Uitspraak
zaaknummer: UTR 24/7926
Rechtbank Midden-Nederland
In deze zaak heeft eiseres, een B.V., beroep ingesteld tegen de vastgestelde WOZ-waarde van een onroerende zaak, een multifunctionele evenementen- en vergaderlocatie, door de heffingsambtenaar van de gemeente. De waarde was vastgesteld op € 1.752.000,- per 1 januari 2023. Eiseres heeft bezwaar gemaakt tegen deze beschikking, maar het bezwaar werd ongegrond verklaard. Tijdens de zitting op 16 juni 2025 heeft de rechtbank de argumenten van beide partijen gehoord.
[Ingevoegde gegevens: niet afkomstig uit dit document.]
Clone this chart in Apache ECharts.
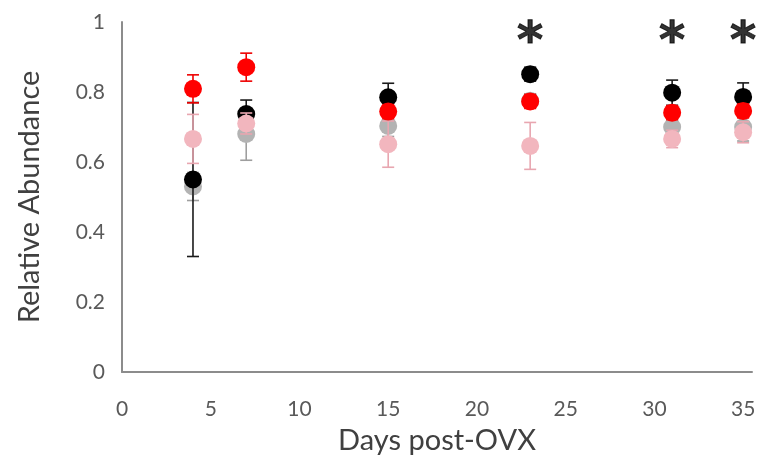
<!DOCTYPE html>
<html>
<head>
<meta charset="utf-8">
<script src="https://cdn.jsdelivr.net/npm/echarts@6/dist/echarts.min.js"></script>
<style>html,body{margin:0;padding:0;background:#fff}#c{width:759px;height:467px}</style>
</head>
<body>
<div id="c"></div>
<script>
const days = [4, 7, 15, 23, 31, 35];
const blackMean = [0.55, 0.737, 0.785, 0.851, 0.798, 0.786];
const blackErr  = [0.22, 0.04, 0.04, 0.02, 0.036, 0.04];
const redMean   = [0.809, 0.871, 0.744, 0.773, 0.741, 0.746];
const redErr    = [0.04, 0.04, 0.02, 0.02, 0.02, 0.02];
const grayMean  = [0.53, 0.68, 0.703, 0.775, 0.70, 0.70];
const grayErr   = [0.04, 0.075, 0.03, 0.02, 0.02, 0.04];
const pinkMean  = [0.666, 0.71, 0.651, 0.646, 0.666, 0.685];
const pinkErr   = [0.07, 0.03, 0.066, 0.067, 0.025, 0.03];
const starDays  = [23, 31, 35];
const starLevel = 0.97;
const yTicks = [0, 0.2, 0.4, 0.6, 0.8, 1];
const xTicks = [0, 5, 10, 15, 20, 25, 30, 35];

const chart = echarts.init(document.getElementById('c'));

function pts(mean){ return days.map((d,i)=>[d, mean[i]]); }
function errData(mean, err){ return days.map((d,i)=>[d, mean[i]-err[i], mean[i]+err[i]]); }

function errSeries(name, mean, err, color, z){
  return {
    type: 'custom', name: name + '-err', z: z, silent: true,
    data: errData(mean, err),
    renderItem: function(params, api){
      const x = api.value(0);
      const lo = api.coord([x, api.value(1)]);
      const hi = api.coord([x, api.value(2)]);
      const w = 6;
      const st = {stroke: color, lineWidth: 1.6};
      return {type: 'group', children: [
        {type: 'line', shape: {x1: lo[0], y1: lo[1], x2: hi[0], y2: hi[1]}, style: st},
        {type: 'line', shape: {x1: lo[0]-w, y1: lo[1], x2: lo[0]+w, y2: lo[1]}, style: st},
        {type: 'line', shape: {x1: hi[0]-w, y1: hi[1], x2: hi[0]+w, y2: hi[1]}, style: st}
      ]};
    }
  };
}
function dotSeries(name, mean, color, z){
  return {type: 'scatter', name: name, z: z, data: pts(mean), symbol: 'circle', symbolSize: 18,
    itemStyle: {color: color, opacity: 1}, silent: true};
}

const labelFont = 'Lato, "Liberation Sans", sans-serif';

chart.setOption({
  animation: false,
  backgroundColor: '#ffffff',
  grid: {left: 122, right: 7, top: 22, bottom: 95, containLabel: false},
  xAxis: {
    type: 'value', min: 0, max: 35.5, interval: 5,
    name: 'Days post-OVX', nameLocation: 'middle', nameGap: 54,
    nameTextStyle: {fontFamily: labelFont, fontSize: 29, color: '#404040'},
    axisLine: {show: true, lineStyle: {color: '#8c8c8c', width: 2}},
    axisTick: {show: false}, splitLine: {show: false},
    axisLabel: {margin: 27, fontFamily: labelFont, fontSize: 21, color: '#595959',
      formatter: v => xTicks.indexOf(v) >= 0 ? String(v) : ''}
  },
  yAxis: {
    type: 'value', min: 0, max: 1, interval: 0.2,
    name: 'Relative Abundance', nameLocation: 'middle', nameGap: 78,
    nameTextStyle: {fontFamily: labelFont, fontSize: 29, color: '#404040'},
    axisLine: {show: true, lineStyle: {color: '#8c8c8c', width: 2}},
    axisTick: {show: false}, splitLine: {show: false},
    axisLabel: {margin: 17, fontFamily: labelFont, fontSize: 21, color: '#595959',
      formatter: v => { const t = yTicks.find(k => Math.abs(k - v) < 1e-9); return t === undefined ? '' : String(t); }}
  },
  series: [
    errSeries('gray', grayMean, grayErr, '#9e9e9e', 2),
    dotSeries('gray', grayMean, '#b3b3b3', 3),
    errSeries('black', blackMean, blackErr, '#1a1a1a', 4),
    dotSeries('black', blackMean, '#000000', 5),
    errSeries('pink', pinkMean, pinkErr, '#e8a6b0', 6),
    dotSeries('pink', pinkMean, '#f2b6be', 7),
    errSeries('red', redMean, redErr, '#ee0000', 8),
    dotSeries('red', redMean, '#ff0000', 9),
    {type: 'scatter', name: 'sig', z: 10, silent: true, symbolSize: 2,
      itemStyle: {color: 'rgba(0,0,0,0)'},
      data: starDays.map(d => [d, starLevel]),
      label: {show: true, position: 'inside', formatter: '*', fontFamily: '"DejaVu Sans", sans-serif',
        fontSize: 50, fontWeight: 'bold', color: '#000000', textBorderColor: '#000000', textBorderWidth: 1, offset: [0, 12]}}
  ]
});
</script>
</body>
</html>
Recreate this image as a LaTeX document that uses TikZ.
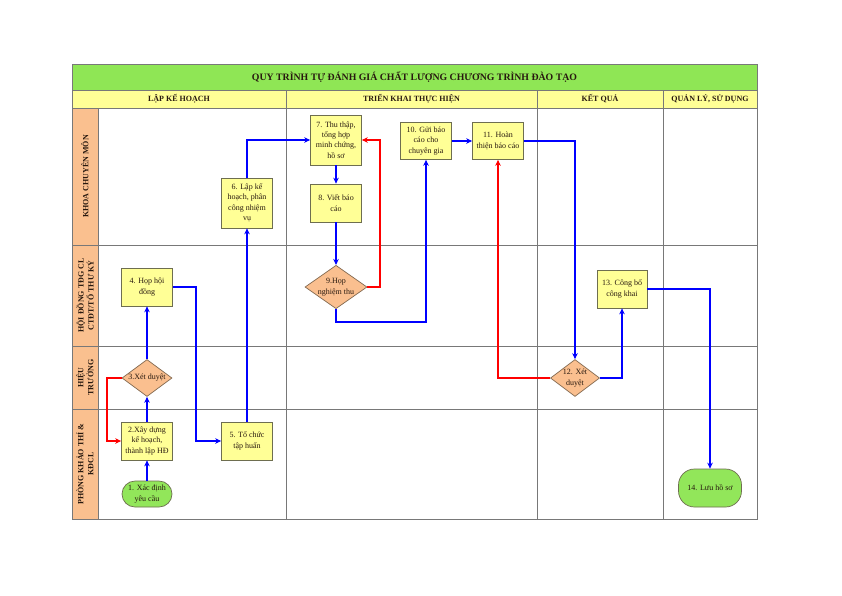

Eiseres heeft een lagere waarde bepleit, maar de rechtbank oordeelt dat de heffingsambtenaar niet aannemelijk heeft gemaakt dat de WOZ-waarde niet te hoog is vastgesteld. De rechtbank heeft de stellingen van eiseres, die onvoldoende onderbouwd waren, buiten beschouwing gelaten. Het verzoek van eiseres om heropening van het onderzoek werd afgewezen. Uiteindelijk heeft de rechtbank de WOZ-waarde schattenderwijs vastgesteld op € 1.700.000,- en het beroep gegrond verklaard. De heffingsambtenaar moet het griffierecht vergoeden en eiseres krijgt een proceskostenvergoeding van € 615,26. Het verzoek om immateriële schadevergoeding werd afgewezen.